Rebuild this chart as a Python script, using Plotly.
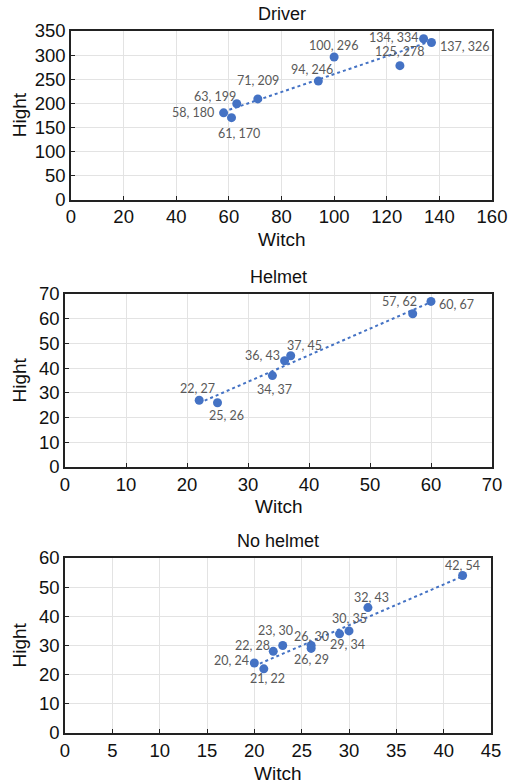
import numpy as np
import plotly.graph_objects as go

# Data
driver_w = [58, 61, 63, 71, 94, 100, 125, 134, 137]
driver_h = [180, 170, 199, 209, 246, 296, 278, 334, 326]

helmet_w = [22, 25, 34, 36, 37, 57, 60]
helmet_h = [27, 26, 37, 43, 45, 62, 67]

nohelmet_w = [20, 21, 22, 23, 26, 26, 29, 30, 32, 42]
nohelmet_h = [24, 22, 28, 30, 30, 29, 34, 35, 43, 54]

titles = ["Driver", "Helmet", "No helmet"]
x_ranges = [(0, 160, 20), (0, 70, 10), (0, 45, 5)]
y_ranges = [(0, 350, 50), (0, 70, 10), (0, 60, 10)]

# data-label pixel offsets (style only)
driver_off = [(-31, 0), (7, 16), (-22, -7), (0, -18), (-6, -12), (0, -12), (0, -14),
              (-30, -1), (34, 4)]
helmet_off = [(-2, -12), (9, 13), (2, 14), (-22, -5), (14, -10), (-13, -12), (25, 3)]
nohelmet_off = [(-23, -3), (4, 10), (-21, -6), (-7, -15), (0, -9), (0, 11), (8, 11),
                (0, -12), (4, -10), (0, -10)]

W, H = 511, 784
# panel pixel boxes: left, right, top, bottom
boxes = [(71, 492, 31, 199.5), (65, 492, 294, 467), (65, 491, 558, 733)]

BLUE = "#4472C4"
TXT = "#111111"
fig = go.Figure()
datasets = [(driver_w, driver_h, driver_off), (helmet_w, helmet_h, helmet_off),
            (nohelmet_w, nohelmet_h, nohelmet_off)]


def px(xp):
    return xp / W


def py(yp):
    return 1 - yp / H


annotations = []
for i, ((xs, ys, offs), (l, r, t, b)) in enumerate(zip(datasets, boxes)):
    n = "" if i == 0 else str(i + 1)
    xa, ya = "x" + n, "y" + n
    # linear trendline fit
    k, c = np.polyfit(xs, ys, 1)
    xmin, xmax = min(xs), max(xs)
    fig.add_trace(go.Scatter(x=[xmin, xmax], y=[k * xmin + c, k * xmax + c], mode="lines",
                             line=dict(color=BLUE, width=2, dash="dot"),
                             xaxis=xa, yaxis=ya, showlegend=False, hoverinfo="skip"))
    fig.add_trace(go.Scatter(x=xs, y=ys, mode="markers",
                             marker=dict(color=BLUE, size=9),
                             xaxis=xa, yaxis=ya, showlegend=False))
    for xv, yv, (ox, oy) in zip(xs, ys, offs):
        annotations.append(dict(text=f"{xv}, {yv}", x=xv, y=yv, xref=xa, yref=ya,
                                xshift=ox, yshift=-oy, showarrow=False,
                                xanchor="center", yanchor="middle",
                                font=dict(family="Lato", size=12.5, color="#595959")))
    x0, x1, dx = x_ranges[i]
    y0, y1, dy = y_ranges[i]
    common = dict(showgrid=True, gridcolor="#e3e3e3", gridwidth=1, zeroline=False,
                  showline=True, linecolor="#222222", linewidth=1.5, mirror=True,
                  ticks="inside", ticklen=4, tickcolor="#222222", automargin=False,
                  tickfont=dict(family="Liberation Sans", size=18.5, color=TXT))
    fig.update_layout(**{
        "xaxis" + n: dict(domain=[px(l), px(r)], range=[x0, x1], dtick=dx, tick0=0,
                          anchor=ya, **common),
        "yaxis" + n: dict(domain=[py(b), py(t)], range=[y0, y1], dtick=dy, tick0=0,
                          anchor=xa, **common),
    })
    cx = px((l + r) / 2)
    annotations.append(dict(text=titles[i], x=cx, y=py(t - 17), xref="paper", yref="paper",
                            xanchor="center", yanchor="middle", showarrow=False,
                            font=dict(family="Liberation Sans", size=18, color=TXT)))
    annotations.append(dict(text="Witch", x=cx, y=py(b + 40), xref="paper", yref="paper",
                            xanchor="center", yanchor="middle", showarrow=False,
                            font=dict(family="Liberation Sans", size=19, color=TXT)))
    annotations.append(dict(text="Hight", x=px(19), y=py((t + b) / 2), xref="paper", yref="paper",
                            xanchor="center", yanchor="middle", showarrow=False, textangle=-90,
                            font=dict(family="Liberation Sans", size=19, color=TXT)))

fig.update_layout(width=W, height=H, margin=dict(l=0, r=0, t=0, b=0, autoexpand=False),
                  paper_bgcolor="white", plot_bgcolor="white",
                  annotations=annotations, showlegend=False)

post = ("document.documentElement.style.margin='0';document.documentElement.style.padding='0';"
        "document.documentElement.style.overflow='hidden';"
        "document.body.style.margin='0';document.body.style.padding='0';"
        "document.body.style.overflow='hidden';")
fig.write_html("out.html", post_script=post, config={"displayModeBar": False})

_ _ _ _ _ _ _

Only the lines from the start of the material through the line containing "driver_h = [180, 170, 199, 209, 246, 296, 278, 334, 326]" should be transcribed. Pictures stay out.

**Finished answer:**
Rebuild this chart as a Python script, using Plotly.
import numpy as np
import plotly.graph_objects as go

# Data
driver_w = [58, 61, 63, 71, 94, 100, 125, 134, 137]
driver_h = [180, 170, 199, 209, 246, 296, 278, 334, 326]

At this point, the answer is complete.